***** Records to use
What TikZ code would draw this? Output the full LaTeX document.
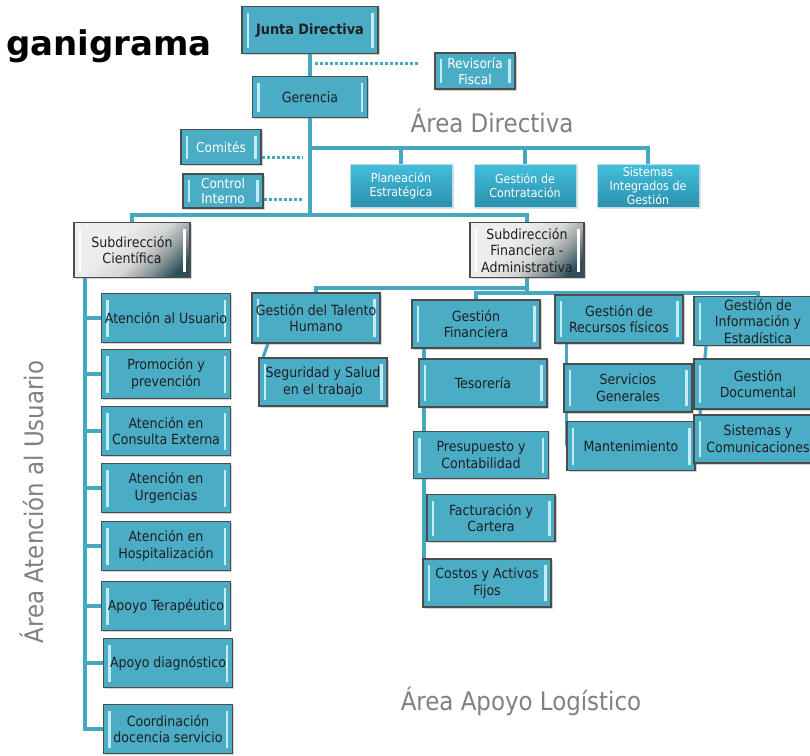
**********
***** Records to use
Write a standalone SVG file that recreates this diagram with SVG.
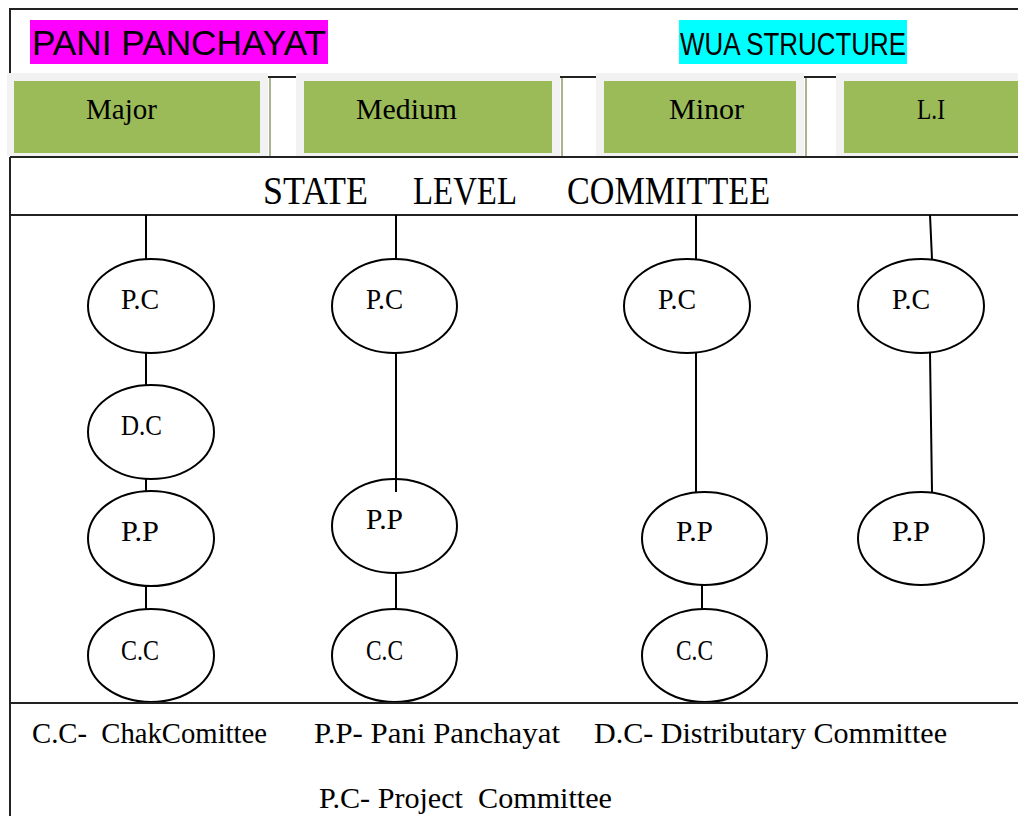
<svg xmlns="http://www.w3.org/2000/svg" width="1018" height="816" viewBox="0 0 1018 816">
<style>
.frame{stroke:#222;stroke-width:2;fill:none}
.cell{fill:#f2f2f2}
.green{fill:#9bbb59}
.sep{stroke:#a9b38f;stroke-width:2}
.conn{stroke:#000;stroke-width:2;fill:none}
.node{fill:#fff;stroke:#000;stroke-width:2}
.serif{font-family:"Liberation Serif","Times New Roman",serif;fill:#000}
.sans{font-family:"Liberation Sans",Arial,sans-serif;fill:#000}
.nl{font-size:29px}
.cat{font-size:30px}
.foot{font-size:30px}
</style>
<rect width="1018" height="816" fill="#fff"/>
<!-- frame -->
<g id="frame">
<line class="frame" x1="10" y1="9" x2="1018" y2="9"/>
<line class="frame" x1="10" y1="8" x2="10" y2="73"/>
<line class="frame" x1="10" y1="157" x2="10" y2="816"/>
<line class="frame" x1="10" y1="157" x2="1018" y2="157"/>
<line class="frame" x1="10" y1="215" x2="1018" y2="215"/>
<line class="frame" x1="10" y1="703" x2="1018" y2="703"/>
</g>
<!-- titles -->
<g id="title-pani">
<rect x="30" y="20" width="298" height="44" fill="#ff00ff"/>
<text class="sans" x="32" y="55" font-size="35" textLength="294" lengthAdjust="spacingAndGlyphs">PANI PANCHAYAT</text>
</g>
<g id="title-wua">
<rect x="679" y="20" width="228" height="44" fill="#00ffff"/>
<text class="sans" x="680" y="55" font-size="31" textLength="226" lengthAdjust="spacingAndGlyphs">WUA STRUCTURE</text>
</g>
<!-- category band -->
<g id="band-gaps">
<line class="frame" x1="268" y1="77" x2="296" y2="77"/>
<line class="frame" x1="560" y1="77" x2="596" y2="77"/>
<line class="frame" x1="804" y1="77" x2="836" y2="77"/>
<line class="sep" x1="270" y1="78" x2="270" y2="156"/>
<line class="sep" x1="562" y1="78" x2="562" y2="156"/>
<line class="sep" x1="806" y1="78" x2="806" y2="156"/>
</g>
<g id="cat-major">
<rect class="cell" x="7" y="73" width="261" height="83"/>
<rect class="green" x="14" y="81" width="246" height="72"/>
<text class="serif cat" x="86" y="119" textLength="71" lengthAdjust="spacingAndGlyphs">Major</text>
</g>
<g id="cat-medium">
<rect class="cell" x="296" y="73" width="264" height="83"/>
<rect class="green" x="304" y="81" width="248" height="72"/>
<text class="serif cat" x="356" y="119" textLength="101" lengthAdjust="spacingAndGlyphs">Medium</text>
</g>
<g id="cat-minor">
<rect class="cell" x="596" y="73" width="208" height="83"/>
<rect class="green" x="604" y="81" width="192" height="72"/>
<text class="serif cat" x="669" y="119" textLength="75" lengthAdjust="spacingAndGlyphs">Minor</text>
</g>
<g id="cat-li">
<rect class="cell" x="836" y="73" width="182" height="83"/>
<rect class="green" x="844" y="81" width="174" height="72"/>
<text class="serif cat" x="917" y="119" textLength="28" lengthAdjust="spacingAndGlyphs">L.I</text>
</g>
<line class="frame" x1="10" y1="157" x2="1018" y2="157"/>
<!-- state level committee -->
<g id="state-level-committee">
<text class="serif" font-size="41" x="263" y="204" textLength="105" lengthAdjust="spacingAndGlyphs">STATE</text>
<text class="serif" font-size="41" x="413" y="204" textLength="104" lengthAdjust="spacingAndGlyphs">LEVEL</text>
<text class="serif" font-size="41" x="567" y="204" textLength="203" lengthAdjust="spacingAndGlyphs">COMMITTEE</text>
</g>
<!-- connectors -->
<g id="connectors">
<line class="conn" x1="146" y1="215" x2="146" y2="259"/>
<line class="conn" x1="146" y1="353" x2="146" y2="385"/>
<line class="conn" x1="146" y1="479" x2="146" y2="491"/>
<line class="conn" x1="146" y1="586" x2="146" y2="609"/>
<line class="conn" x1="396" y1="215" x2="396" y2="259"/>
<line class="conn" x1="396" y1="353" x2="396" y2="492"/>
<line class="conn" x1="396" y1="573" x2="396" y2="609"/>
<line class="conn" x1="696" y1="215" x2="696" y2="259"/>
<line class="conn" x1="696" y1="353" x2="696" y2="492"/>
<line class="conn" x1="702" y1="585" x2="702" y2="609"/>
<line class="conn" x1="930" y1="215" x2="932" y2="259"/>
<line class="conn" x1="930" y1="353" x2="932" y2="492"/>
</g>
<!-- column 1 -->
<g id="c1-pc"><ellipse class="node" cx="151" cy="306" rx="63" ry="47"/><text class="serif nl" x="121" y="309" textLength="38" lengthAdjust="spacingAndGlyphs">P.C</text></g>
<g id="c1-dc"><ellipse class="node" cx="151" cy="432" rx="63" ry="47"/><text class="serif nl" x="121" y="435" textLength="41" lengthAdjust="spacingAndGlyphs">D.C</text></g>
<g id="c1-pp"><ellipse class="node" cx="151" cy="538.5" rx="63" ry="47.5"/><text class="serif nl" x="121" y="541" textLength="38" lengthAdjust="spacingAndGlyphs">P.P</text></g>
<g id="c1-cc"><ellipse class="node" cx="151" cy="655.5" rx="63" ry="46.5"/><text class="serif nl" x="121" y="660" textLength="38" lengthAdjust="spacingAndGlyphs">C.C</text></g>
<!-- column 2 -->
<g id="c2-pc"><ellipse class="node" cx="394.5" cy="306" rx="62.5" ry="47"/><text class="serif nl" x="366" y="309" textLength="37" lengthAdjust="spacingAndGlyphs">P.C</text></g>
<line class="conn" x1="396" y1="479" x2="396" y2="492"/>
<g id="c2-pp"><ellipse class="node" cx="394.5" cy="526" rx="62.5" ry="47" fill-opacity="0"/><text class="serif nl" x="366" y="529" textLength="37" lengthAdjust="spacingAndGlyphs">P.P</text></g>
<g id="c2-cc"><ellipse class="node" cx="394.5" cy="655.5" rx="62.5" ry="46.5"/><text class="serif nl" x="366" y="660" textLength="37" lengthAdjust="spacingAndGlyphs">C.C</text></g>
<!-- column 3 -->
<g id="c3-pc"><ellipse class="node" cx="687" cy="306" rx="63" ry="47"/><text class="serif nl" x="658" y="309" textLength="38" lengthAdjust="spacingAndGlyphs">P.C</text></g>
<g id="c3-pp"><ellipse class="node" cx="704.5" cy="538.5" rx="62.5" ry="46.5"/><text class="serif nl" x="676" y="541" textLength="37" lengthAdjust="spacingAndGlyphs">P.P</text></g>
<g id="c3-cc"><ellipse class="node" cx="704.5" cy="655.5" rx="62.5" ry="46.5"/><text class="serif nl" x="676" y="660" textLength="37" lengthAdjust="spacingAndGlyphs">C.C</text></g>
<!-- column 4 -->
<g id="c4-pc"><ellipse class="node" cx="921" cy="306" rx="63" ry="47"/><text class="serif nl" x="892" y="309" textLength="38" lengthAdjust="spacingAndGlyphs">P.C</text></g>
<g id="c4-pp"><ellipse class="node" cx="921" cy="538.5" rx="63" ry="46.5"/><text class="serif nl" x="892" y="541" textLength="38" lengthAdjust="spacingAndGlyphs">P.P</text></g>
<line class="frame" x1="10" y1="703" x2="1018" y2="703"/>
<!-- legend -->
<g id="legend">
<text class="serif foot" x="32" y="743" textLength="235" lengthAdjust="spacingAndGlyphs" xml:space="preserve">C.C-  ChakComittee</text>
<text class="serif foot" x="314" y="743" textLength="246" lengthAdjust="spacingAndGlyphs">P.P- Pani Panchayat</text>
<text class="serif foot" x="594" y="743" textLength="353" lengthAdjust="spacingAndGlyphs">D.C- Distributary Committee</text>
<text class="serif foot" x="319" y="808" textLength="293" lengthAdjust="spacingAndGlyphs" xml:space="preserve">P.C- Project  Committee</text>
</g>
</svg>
**********
***** Records to use
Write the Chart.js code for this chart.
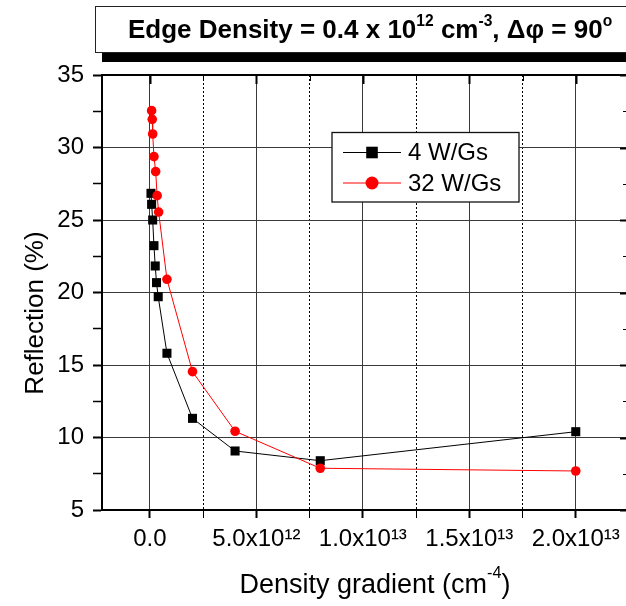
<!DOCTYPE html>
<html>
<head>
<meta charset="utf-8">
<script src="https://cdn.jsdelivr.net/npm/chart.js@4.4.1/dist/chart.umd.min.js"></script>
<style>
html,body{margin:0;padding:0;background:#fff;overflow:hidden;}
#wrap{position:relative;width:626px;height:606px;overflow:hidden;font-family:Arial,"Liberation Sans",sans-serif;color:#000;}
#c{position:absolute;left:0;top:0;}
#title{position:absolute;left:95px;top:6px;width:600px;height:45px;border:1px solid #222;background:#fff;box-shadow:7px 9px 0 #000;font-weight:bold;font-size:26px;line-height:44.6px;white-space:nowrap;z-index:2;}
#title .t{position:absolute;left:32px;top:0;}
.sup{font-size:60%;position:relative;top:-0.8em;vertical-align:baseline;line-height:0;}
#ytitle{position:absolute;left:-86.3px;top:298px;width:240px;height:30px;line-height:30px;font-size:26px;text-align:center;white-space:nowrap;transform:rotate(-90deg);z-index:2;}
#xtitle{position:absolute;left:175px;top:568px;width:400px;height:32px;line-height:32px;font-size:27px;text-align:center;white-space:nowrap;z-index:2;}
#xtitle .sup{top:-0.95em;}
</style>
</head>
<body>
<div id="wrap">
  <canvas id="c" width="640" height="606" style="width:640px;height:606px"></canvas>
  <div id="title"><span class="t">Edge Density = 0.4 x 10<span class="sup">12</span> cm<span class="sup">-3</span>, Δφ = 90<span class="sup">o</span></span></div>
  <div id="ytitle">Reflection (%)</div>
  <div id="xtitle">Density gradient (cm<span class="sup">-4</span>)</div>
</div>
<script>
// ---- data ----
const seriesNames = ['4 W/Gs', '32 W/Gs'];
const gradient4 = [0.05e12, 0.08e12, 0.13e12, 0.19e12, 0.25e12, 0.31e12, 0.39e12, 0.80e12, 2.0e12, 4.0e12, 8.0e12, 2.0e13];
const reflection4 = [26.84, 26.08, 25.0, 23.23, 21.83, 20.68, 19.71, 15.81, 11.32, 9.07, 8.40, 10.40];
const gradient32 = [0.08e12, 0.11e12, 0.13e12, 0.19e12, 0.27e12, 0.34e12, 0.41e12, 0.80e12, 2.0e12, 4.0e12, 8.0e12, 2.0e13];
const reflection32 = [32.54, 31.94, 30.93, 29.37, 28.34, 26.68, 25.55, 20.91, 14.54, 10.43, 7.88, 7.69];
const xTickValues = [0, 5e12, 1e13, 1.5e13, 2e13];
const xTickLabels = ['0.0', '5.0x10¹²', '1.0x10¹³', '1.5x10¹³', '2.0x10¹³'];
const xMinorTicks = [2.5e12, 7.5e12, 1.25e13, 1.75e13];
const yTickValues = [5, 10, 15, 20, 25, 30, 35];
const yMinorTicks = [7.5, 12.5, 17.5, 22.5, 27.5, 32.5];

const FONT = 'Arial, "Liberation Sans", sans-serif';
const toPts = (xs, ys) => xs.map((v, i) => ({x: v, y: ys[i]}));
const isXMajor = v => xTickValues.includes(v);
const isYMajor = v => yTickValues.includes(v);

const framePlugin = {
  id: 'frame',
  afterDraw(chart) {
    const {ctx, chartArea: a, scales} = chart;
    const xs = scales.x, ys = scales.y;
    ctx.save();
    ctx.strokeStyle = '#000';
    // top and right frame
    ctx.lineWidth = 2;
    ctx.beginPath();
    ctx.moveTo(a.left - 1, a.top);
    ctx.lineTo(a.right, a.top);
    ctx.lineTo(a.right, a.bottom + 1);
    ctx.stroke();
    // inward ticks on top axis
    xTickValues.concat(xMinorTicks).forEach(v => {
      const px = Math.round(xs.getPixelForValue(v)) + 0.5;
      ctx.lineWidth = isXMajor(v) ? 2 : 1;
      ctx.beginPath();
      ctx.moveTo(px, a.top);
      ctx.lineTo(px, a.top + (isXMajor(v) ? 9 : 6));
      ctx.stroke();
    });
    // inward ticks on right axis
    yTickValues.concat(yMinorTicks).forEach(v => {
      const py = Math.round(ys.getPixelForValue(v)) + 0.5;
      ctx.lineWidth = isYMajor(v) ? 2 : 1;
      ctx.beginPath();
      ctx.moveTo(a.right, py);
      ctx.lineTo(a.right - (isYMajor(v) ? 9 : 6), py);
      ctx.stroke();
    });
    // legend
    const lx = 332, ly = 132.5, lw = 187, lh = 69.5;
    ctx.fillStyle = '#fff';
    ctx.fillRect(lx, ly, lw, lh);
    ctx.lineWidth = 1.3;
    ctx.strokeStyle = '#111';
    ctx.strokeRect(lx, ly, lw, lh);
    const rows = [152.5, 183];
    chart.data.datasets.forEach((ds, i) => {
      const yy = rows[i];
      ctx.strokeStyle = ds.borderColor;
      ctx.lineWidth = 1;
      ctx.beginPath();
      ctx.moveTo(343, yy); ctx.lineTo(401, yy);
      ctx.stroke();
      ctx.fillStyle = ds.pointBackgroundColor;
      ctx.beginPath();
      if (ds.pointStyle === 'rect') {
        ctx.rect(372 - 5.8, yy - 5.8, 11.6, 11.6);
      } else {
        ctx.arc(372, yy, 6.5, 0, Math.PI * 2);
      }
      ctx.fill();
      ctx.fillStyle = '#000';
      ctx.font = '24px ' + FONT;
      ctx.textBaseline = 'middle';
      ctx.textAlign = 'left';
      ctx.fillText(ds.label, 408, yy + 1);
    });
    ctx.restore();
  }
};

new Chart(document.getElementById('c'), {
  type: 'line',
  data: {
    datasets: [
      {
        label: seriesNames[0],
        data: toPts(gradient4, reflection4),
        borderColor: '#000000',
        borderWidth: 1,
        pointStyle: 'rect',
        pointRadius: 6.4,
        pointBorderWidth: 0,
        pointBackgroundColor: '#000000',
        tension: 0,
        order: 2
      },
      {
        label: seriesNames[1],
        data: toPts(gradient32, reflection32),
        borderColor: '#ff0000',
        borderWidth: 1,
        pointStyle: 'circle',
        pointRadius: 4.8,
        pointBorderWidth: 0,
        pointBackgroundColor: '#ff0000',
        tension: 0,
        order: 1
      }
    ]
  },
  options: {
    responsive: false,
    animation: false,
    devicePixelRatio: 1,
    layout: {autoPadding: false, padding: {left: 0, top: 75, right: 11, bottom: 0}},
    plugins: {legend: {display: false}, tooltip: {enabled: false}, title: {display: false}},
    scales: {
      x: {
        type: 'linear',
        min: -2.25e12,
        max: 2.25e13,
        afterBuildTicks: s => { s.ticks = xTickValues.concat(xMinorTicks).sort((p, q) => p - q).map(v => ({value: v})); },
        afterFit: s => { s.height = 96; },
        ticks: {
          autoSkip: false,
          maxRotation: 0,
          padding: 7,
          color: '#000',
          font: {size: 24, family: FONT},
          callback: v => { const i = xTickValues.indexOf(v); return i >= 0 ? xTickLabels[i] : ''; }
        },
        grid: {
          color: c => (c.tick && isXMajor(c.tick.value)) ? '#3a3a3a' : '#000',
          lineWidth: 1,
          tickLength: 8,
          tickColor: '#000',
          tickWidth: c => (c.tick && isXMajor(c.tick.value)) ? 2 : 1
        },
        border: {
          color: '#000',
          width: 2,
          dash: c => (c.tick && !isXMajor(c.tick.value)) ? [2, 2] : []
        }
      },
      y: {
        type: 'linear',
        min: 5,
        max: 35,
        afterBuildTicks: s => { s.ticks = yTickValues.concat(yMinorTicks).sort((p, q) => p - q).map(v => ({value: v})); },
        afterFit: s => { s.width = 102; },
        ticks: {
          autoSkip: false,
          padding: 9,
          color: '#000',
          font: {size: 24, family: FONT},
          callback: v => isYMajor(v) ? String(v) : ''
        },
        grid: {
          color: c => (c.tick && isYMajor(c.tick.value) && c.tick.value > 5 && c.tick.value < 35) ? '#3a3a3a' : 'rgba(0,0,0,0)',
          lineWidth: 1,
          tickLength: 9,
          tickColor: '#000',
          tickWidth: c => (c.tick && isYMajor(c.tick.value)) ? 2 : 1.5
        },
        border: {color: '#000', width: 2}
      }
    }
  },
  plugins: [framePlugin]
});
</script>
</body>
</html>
**********
▸ **What you are asked to do**: From the records above, copy every line that holds the word "Write".

▸ **Result**:
Write a standalone SVG file that recreates this diagram with SVG.
Write the Chart.js code for this chart.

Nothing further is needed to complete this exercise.